By SoBro on Jul 06, 2009 at 1:32PM

BBB-
I found some pretty good looking road kill on the Sunset Hwy this morning. but I’m not exactly sure what it is. Should I go with high heat for 20 – 30 min, or more of a slow cook?

By BB on Jul 06, 2009 at 2:04PM

Tell you what SoBro, if there’s any meat on the critter that doesn’t have Goodyear tracks on it, I suggest you get your Bobby Flay flipper and flip it directly into a crock pot. Then add enough habaneros, peppers, and hot chili oil to peel barnacles off a barge and just let it incubate for 2-3 days. After that, it’s in the Lord’s hands.

By Kristini on Jul 06, 2009 at 3:33PM

Fritos always a welcome addition, especially the scoopin’ kine.
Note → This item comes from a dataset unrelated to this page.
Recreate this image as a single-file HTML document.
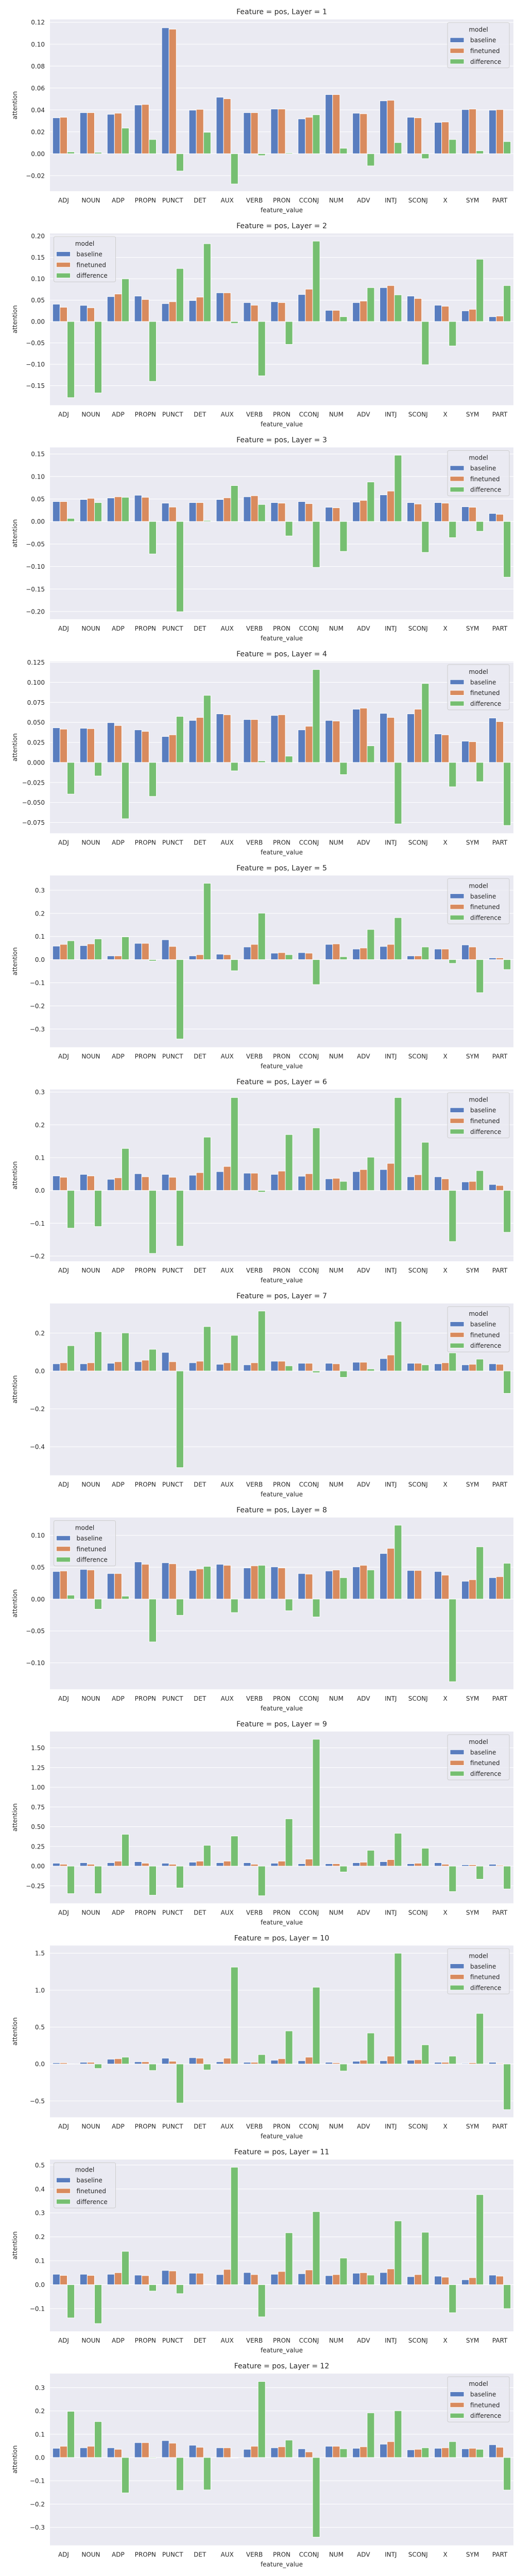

By Fey Johnson on Jul 06, 2009 at 3:44PM

BBQ-Bill,
My neighbors had blowout 4th of July BBQs complete with lots of noisy fireworks, rowdy beer swilling and ass-kickin’ all-merican patriotic country music blasting from their stereos. This type of behaviour upsets my pacific sensibilities. I would like to retaliate with a BBQ of my own which would include a French banquet feast, chilled chardonnay and a chamber trio playing on the lawn. My question is how does one properly BBQ French food?

By BB on Jul 06, 2009 at 3:55PM

Fey my friend, I have some simple advice: Be thy neighbor.

Sure, you could start a culture war and keep trying to out-swank the folks next door, but all this high-falutin’ French folderol will eventually leave you broke and boring.

This here is America. If you fancy the French move to Quebec. I understand it’s lovely this time of year.

By sPaRkLe_BuRnOuT on Jul 06, 2009 at 7:16PM

Dear BB Bill,

Another great road kill recipe is to skin & bone the critter. Asumming it’s not a skunk, in which case, just give up before you start, trust me.

Dice that devil up and dip it the pieces in beaten egg, before dredging in seasoned flaxmeal flour.

Bank up a low slow bed of coals and dump your critter bits in a tinfoil packet.
Pierce yr packet a couple times to let excess steam escape and slow roast on the grill until tender.

Mmm mmm, tastes like chicken- and it’s gluten free!
Enjoy!

By tim hinely on Jul 06, 2009 at 8:24PM

hey bill,
if i catch my neighbor pissing in my trash can (or worse) do i throw him from the bbq?

By BB on Jul 06, 2009 at 9:51PM

Look Tim, I said I was sorry! Sheesh! Cut a brother some slack.